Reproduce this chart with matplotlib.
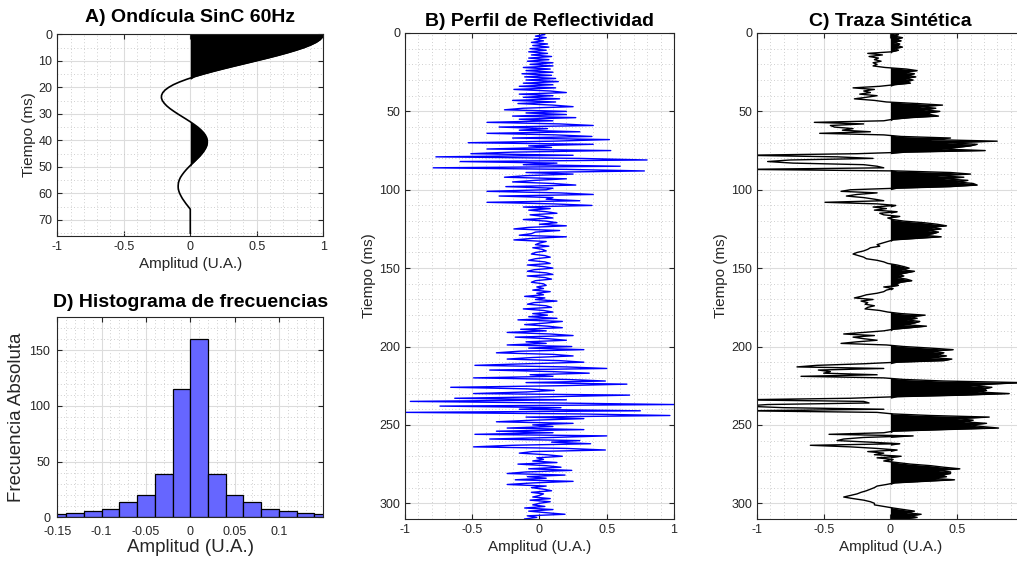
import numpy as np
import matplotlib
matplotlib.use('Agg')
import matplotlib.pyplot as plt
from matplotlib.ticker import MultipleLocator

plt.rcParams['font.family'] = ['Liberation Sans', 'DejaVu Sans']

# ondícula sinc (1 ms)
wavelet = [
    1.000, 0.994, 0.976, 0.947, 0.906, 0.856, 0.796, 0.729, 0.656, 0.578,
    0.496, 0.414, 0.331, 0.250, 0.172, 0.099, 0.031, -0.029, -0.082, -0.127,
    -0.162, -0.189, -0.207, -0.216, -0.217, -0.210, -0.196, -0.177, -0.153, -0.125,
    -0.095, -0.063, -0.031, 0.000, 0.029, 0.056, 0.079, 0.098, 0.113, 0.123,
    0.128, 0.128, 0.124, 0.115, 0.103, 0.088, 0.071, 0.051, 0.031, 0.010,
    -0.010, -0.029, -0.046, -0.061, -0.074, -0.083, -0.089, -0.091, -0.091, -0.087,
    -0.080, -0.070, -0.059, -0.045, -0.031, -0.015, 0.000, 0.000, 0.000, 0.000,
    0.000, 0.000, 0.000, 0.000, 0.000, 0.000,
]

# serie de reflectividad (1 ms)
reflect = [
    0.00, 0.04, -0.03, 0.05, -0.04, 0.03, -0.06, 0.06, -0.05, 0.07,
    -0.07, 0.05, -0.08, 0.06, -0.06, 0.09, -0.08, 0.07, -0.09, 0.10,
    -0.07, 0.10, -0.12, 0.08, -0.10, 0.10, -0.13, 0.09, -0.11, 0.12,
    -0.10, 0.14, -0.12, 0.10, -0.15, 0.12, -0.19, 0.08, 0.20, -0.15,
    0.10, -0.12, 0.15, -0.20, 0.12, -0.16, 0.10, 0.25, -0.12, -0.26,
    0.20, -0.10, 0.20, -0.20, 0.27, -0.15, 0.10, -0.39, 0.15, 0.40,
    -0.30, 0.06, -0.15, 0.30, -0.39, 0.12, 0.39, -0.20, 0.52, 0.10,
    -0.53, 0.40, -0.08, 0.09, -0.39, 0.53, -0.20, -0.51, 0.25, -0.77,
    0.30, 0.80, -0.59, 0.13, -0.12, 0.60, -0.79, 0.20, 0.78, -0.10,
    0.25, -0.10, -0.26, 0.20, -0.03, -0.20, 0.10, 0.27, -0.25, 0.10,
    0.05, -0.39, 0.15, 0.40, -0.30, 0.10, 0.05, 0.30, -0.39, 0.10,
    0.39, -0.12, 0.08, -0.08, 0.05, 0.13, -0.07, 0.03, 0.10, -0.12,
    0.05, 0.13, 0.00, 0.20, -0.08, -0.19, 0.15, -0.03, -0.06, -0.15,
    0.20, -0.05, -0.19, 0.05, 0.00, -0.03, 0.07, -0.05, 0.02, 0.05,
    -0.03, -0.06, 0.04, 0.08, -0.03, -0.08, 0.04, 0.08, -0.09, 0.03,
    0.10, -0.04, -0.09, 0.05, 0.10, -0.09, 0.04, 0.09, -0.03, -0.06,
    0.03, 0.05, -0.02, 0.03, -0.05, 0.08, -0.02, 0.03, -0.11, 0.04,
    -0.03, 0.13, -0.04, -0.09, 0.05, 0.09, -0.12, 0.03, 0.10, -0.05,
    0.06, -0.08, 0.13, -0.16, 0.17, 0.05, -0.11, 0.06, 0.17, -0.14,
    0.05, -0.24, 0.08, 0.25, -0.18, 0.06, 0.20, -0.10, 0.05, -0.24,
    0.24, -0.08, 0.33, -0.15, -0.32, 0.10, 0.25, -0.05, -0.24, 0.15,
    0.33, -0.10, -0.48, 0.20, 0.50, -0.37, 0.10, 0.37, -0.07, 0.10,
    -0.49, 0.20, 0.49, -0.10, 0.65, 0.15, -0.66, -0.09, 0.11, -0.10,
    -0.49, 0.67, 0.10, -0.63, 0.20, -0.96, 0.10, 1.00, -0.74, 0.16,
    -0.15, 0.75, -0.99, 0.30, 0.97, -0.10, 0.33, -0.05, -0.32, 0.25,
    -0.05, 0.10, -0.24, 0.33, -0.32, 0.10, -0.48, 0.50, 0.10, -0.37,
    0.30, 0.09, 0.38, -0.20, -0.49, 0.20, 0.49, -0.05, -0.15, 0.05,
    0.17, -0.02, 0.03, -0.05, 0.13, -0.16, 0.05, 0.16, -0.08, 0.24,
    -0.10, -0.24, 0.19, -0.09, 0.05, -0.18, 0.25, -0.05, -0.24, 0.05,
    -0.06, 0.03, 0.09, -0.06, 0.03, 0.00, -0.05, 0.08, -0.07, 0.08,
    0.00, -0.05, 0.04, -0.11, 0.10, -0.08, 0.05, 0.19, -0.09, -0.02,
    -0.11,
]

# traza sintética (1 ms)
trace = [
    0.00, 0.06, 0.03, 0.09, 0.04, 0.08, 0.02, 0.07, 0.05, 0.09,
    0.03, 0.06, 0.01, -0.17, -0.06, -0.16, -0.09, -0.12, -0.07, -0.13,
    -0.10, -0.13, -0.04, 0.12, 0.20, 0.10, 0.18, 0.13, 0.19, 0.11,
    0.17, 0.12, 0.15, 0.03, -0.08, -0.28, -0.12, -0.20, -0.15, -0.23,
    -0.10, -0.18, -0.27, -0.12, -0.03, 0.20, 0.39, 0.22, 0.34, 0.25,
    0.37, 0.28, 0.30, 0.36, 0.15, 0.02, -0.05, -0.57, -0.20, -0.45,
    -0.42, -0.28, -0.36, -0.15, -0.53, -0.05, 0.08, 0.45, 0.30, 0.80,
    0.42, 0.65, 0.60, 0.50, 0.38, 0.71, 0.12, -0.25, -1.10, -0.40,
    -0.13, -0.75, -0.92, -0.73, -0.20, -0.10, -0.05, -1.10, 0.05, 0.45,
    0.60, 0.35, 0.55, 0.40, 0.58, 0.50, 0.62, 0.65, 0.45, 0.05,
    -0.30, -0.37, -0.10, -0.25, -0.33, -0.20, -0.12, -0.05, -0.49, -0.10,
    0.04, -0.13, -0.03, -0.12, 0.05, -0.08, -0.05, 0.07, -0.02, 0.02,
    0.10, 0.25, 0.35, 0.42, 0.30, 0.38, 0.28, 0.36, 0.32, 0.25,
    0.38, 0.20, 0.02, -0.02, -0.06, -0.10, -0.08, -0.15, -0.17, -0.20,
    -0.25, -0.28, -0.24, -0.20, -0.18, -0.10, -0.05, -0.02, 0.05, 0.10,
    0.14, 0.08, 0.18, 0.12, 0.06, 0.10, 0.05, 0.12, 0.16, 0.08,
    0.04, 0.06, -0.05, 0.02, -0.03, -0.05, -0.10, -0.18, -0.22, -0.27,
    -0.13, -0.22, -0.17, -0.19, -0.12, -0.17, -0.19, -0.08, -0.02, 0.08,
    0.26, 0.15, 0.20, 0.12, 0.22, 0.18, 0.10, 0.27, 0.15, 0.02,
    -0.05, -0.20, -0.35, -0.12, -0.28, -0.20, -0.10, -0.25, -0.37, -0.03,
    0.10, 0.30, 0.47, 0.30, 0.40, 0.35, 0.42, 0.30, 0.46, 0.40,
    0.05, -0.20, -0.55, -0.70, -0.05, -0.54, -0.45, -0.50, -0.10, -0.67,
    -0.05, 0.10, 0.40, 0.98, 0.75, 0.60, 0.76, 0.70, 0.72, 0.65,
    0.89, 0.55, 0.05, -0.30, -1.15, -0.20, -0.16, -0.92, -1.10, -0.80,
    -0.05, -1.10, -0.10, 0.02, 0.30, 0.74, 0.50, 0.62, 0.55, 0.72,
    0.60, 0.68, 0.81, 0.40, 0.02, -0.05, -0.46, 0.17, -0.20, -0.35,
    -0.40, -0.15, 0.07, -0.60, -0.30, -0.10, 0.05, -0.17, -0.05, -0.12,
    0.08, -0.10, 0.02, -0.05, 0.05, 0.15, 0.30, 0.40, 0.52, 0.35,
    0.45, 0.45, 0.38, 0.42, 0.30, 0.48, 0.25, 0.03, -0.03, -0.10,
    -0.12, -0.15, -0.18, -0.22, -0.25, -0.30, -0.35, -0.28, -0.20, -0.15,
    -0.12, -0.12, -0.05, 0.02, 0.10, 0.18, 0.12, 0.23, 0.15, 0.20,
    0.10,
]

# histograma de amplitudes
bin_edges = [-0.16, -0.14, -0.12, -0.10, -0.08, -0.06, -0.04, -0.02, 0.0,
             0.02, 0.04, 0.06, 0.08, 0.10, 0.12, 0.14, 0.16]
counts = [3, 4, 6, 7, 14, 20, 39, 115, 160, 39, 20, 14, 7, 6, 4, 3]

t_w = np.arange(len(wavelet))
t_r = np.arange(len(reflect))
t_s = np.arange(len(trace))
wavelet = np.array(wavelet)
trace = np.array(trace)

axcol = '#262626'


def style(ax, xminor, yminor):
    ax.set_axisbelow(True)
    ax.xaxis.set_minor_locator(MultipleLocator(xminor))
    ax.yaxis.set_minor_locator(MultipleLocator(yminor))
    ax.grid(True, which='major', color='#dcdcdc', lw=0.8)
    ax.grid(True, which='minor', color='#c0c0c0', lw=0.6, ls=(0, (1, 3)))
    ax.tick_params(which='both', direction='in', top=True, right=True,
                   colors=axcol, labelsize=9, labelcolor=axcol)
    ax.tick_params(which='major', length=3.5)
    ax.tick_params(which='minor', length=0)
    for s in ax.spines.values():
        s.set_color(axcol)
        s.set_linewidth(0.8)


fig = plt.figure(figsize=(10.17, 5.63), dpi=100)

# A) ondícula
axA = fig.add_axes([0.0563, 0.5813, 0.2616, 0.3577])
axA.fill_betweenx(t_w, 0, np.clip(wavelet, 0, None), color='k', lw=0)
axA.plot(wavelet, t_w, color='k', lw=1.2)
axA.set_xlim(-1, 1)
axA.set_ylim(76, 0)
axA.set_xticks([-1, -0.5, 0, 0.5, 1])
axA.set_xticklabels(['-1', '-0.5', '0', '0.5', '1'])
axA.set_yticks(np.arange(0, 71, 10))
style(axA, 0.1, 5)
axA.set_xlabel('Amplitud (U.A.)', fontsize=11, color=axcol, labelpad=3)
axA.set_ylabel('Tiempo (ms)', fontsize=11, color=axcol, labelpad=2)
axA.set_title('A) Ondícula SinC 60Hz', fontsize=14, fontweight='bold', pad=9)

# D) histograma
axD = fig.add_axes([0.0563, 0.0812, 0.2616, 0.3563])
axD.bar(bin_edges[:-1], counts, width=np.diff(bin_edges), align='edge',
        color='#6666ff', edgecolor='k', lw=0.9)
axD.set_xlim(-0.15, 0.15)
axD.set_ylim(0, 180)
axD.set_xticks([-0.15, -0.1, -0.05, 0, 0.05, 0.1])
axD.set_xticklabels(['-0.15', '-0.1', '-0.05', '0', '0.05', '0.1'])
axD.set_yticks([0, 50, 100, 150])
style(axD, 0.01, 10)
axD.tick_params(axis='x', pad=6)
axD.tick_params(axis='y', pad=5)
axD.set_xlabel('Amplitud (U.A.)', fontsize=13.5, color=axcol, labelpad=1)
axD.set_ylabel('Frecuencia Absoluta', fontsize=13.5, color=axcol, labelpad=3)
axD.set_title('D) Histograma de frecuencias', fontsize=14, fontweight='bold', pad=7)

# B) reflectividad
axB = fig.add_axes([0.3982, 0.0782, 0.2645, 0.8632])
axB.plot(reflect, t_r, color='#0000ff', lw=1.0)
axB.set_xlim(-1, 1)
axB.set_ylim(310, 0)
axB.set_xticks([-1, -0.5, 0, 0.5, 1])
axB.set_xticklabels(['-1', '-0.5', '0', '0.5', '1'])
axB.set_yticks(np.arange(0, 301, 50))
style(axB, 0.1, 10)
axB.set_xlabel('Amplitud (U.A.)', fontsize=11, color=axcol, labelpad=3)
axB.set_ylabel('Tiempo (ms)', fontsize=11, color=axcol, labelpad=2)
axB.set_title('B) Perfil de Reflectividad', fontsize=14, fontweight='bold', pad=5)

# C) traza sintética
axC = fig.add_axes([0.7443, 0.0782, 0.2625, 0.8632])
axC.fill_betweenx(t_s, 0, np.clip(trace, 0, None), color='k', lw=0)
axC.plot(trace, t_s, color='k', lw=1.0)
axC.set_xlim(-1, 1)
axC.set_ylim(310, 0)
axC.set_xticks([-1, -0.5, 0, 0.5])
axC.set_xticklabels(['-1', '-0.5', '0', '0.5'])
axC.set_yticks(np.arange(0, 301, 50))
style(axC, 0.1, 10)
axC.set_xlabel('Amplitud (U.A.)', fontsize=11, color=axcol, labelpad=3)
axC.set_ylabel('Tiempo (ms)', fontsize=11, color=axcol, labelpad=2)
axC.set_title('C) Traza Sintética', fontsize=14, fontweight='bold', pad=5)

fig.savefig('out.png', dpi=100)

_ _ _

** YOUR GOAL **
From the top of the listing above, repeat each line exactly until you reach the line containing "plt.rcParams['font.family'] = ['Liberation", and repeat that one too. Leave the pictures out.

** ANSWER IN FULL **
Reproduce this chart with matplotlib.
import numpy as np
import matplotlib
matplotlib.use('Agg')
import matplotlib.pyplot as plt
from matplotlib.ticker import MultipleLocator

plt.rcParams['font.family'] = ['Liberation Sans', 'DejaVu Sans']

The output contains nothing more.